Hoping that someone at the company must have some common sense, he sent this letter to CEO Randall Stephenson.
Dear Mr. Stephenson:
This is my third and final attempt to find someone within AT&T U-verse that is willing to use good judgement and display some common sense. My first two attempts resulted in different employees (and their supervisors) suggesting that I discard over $1,000 worth of new, unused AT&T equipment, still in their original boxes.
As a long-time U-verse subscriber, I attempted to get service in my new house. The technician showed up on the appointed day (December 30), but discovered that before he could do work inside, a line needed to be run to the house. He advised that it would occur later that evening and he would be back the following day to finish the installation. Before he left, he asked if he could leave the following equipment at my house:
- 1 Belkin battery backup
- 1 two-line modem
- 4 Motorola HD receivers
- 1 Motorola HD DVR
I agreed with his request. The following day, the technician never showed, nor did I ever receive an explanation as to why he did not show. To my further distress, I was advised the next available opportunity for installation would have been the third week of January. At that point, I took my business elsewhere and had Comcast’s Xfinity installed within a week.

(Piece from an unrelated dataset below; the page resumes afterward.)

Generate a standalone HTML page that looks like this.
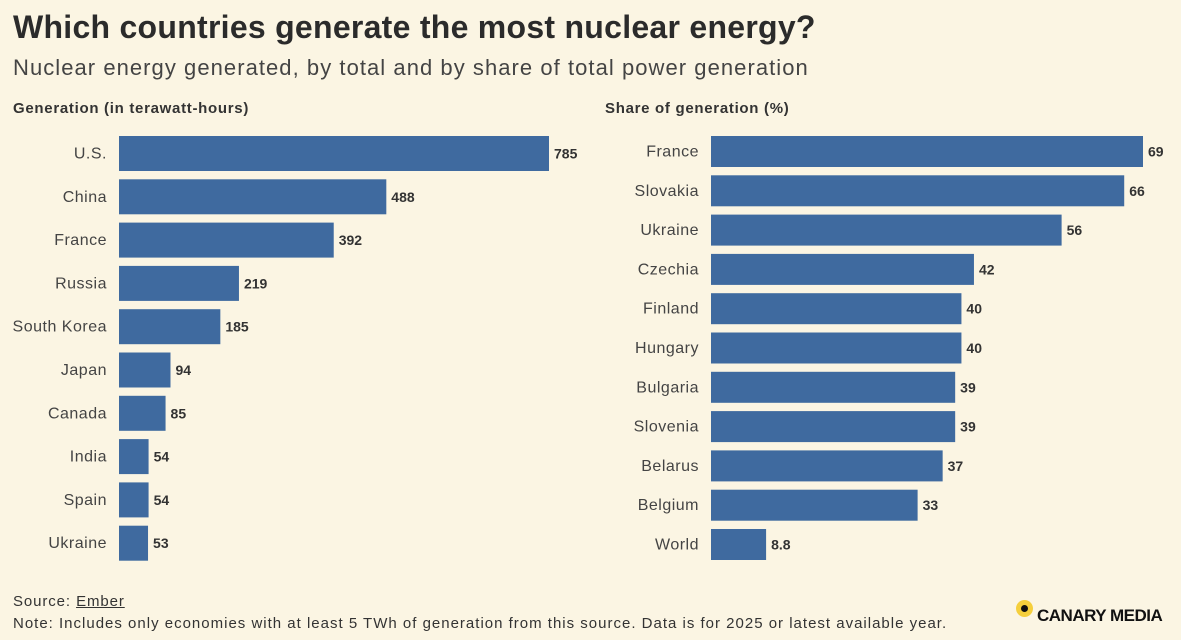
<!DOCTYPE html>
<html><head><meta charset="utf-8">
<style>
body{margin:0;width:1181px;height:640px;background:#fbf5e3;font-family:"Liberation Sans",sans-serif;color:#333;overflow:hidden;position:relative}
.t{position:absolute;white-space:nowrap}
</style></head><body>
<div class="t" style="left:13px;top:9px;font-size:32px;font-weight:bold;color:#2b2b2b;letter-spacing:0.27px">Which countries generate the most nuclear energy?</div>
<div class="t" style="left:13px;top:55px;font-size:22px;color:#444;letter-spacing:1.05px">Nuclear energy generated, by total and by share of total power generation</div>
<div class="t" style="left:13px;top:100px;font-size:15px;font-weight:bold;letter-spacing:0.7px">Generation (in terawatt-hours)</div>
<div class="t" style="left:605px;top:100px;font-size:15px;font-weight:bold;letter-spacing:0.7px">Share of generation (%)</div>
<svg id="c" width="1181" height="640" style="position:absolute;left:0;top:0"></svg>
<div class="t" style="left:13px;top:593px;font-size:15px;letter-spacing:0.9px">Source: <span style="text-decoration:underline">Ember</span></div>
<div class="t" style="left:13px;top:615px;font-size:15px;letter-spacing:1px">Note: Includes only economies with at least 5 TWh of generation from this source. Data is for 2025 or latest available year.</div>
<div style="position:absolute;left:1016px;top:600px;width:17px;height:17px;border-radius:50%;background:#f5cf3c"><div style="position:absolute;left:5px;top:5px;width:7px;height:7px;border-radius:50%;background:#111"></div></div>
<div class="t" style="left:1037px;top:606px;font-size:17px;font-weight:bold;color:#111;letter-spacing:-0.5px">CANARY MEDIA</div>
<script>
const genCountries=["U.S.","China","France","Russia","South Korea","Japan","Canada","India","Spain","Ukraine"];
const genValues=[785,488,392,219,185,94,85,54,54,53];
const shareCountries=["France","Slovakia","Ukraine","Czechia","Finland","Hungary","Bulgaria","Slovenia","Belarus","Belgium","World"];
const shareValues=[69,66,56,42,40,40,39,39,37,33,8.8];
const svg=document.getElementById('c');
const NS="http://www.w3.org/2000/svg";
function draw(cats,vals,x0,pxPer,yTop,step,h,labelRight){
  cats.forEach((c,i)=>{
    const y=yTop+i*step;
    const w=vals[i]*pxPer;
    const r=document.createElementNS(NS,'rect');
    r.setAttribute('x',x0);r.setAttribute('y',y);r.setAttribute('width',w);r.setAttribute('height',h);r.setAttribute('fill','#3f6a9f');
    
    
    svg.appendChild(r);
    const l=document.createElementNS(NS,'text');
    l.setAttribute('x',labelRight);l.setAttribute('y',y+h/2+5);l.setAttribute('text-anchor','end');
    l.setAttribute('font-size','16');l.setAttribute('fill','#444');l.setAttribute('font-family','Liberation Sans, sans-serif');
    l.setAttribute('letter-spacing','0.5');
    l.textContent=c;
    
    
    svg.appendChild(l);
    const v=document.createElementNS(NS,'text');
    v.setAttribute('x',x0+w+5);v.setAttribute('y',y+h/2+5);
    v.setAttribute('font-size','14');v.setAttribute('font-weight','bold');v.setAttribute('fill','#333');v.setAttribute('font-family','Liberation Sans, sans-serif');
    v.textContent=vals[i];
    
    
    svg.appendChild(v);
  });
}
draw(genCountries,genValues,119,430/785,136,43.3,35,107);
draw(shareCountries,shareValues,711,432/69,136,39.3,31,699);
</script>
</body></html>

When I recently called AT&T U-verse and informed them that I had this equipment in my house in an attempt to make arrangements for it to be returned, I was informed that I should take it to a UPS Store. Since I never used the equipment, since I never signed for the equipment, since AT&T had no idea that I am even in possession of this equipment, and more importantly, since I already wasted two days in attempting to get service installed, I do not feel inclined to waste any further time by running your equipment to a UPS Store.

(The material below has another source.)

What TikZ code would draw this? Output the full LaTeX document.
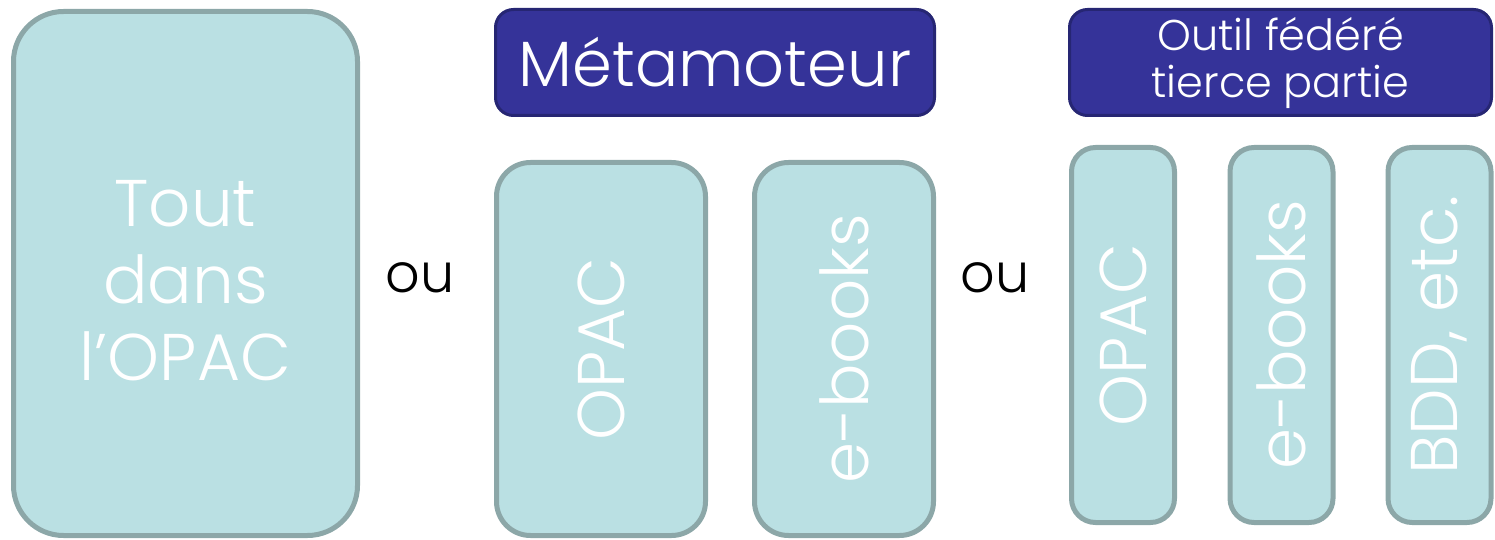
\documentclass[tikz,border=0pt]{standalone}
\usepackage{fontspec}
\setmainfont{Poppins}[UprightFont=* Light]
\usepackage{tikz}

\definecolor{paleteal}{HTML}{BAE0E3}
\definecolor{tealedge}{HTML}{8CA7A8}
\definecolor{indigo}{HTML}{353399}
\definecolor{indigoedge}{HTML}{262673}

\begin{document}
\begin{tikzpicture}[x=0.5pt,y=-0.5pt,
                    part box/.style={rectangle,draw=tealedge,fill=paleteal,line width=2.5pt,inner sep=0pt},
                    part text/.style={text=white,font=\fontsize{33}{38.5}\selectfont,align=center,inner sep=0pt},
                    head box/.style={rectangle,draw=indigoedge,fill=indigo,line width=1.5pt,
                      rounded corners=9pt,text=white,align=center,inner sep=0pt,
                      minimum height=53pt},
                    or label/.style={font=\fontsize{27}{30}\selectfont,inner sep=0pt}]

  \useasboundingbox (0,0) rectangle (1495,540);

  % tout dans l'OPAC
  \node[part box,rounded corners=25pt,minimum width=172pt,minimum height=262pt] (all) at (185.5,273.5) {};
  \node[part text] (all text) at (185.5,281) {Tout\\dans\\l’OPAC};
  \node[or label] (or1) at (420,278) {ou};

  % metamoteur
  \node[head box,minimum width=219.5pt,font=\fontsize{32}{38}\selectfont] (meta) at (715,62.5) {Métamoteur};
  \node[part box,rounded corners=17pt,minimum width=104.5pt,minimum height=186.5pt] (opac1) at (601,349) {};
  \node[part text,rotate=90] (opac1 text) at (opac1) {OPAC};
  \node[part box,rounded corners=17pt,minimum width=89.5pt,minimum height=186.5pt] (ebook1) at (844,349) {};
  \node[part text,rotate=90] (ebook1 text) at (ebook1) {e-books};
  \node[or label] (or2) at (995,278) {ou};

  % outil federe
  \node[head box,minimum width=211pt,font=\fontsize{21.5}{23.5}\selectfont] (fed) at (1280.5,62.5)
    {Outil fédéré\\tierce partie};
  \node[part box,rounded corners=12pt,minimum width=51.5pt,minimum height=187.5pt] (opac2) at (1123,335) {};
  \node[part text,rotate=90] (opac2 text) at (opac2) {OPAC};
  \node[part box,rounded corners=12pt,minimum width=51.5pt,minimum height=187.5pt] (ebook2) at (1281.5,335) {};
  \node[part text,rotate=90] (ebook2 text) at (ebook2) {e-books};
  \node[part box,rounded corners=12pt,minimum width=51.5pt,minimum height=187.5pt] (bdd) at (1439.5,335) {};
  \node[part text,rotate=90] (bdd text) at (bdd) {BDD, etc.};
\end{tikzpicture}
\end{document}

I asked that a technician be sent to my house to retrieve your equipment and they said that would not be possible. When I said I was not inclined to take your equipment to a UPS store, they suggested I could do with it as I choose, even putting it the dumpster.
I hope you will agree that discarding this equipment would be incredibly irresponsible and extremely wasteful and make the necessary arrangements so that your equipment can be returned without further aggravation on my behalf.
Well, if Scot’s neighborhood were anything like mine, he could set it out at the curb and it would all mysteriously vanish within fifteen minutes. It’s overly optimistic to assume that anyone from AT&T would show up for the pickup if they couldn’t be bothered to do the installation. Perhaps UPS will do a pickup and take them away.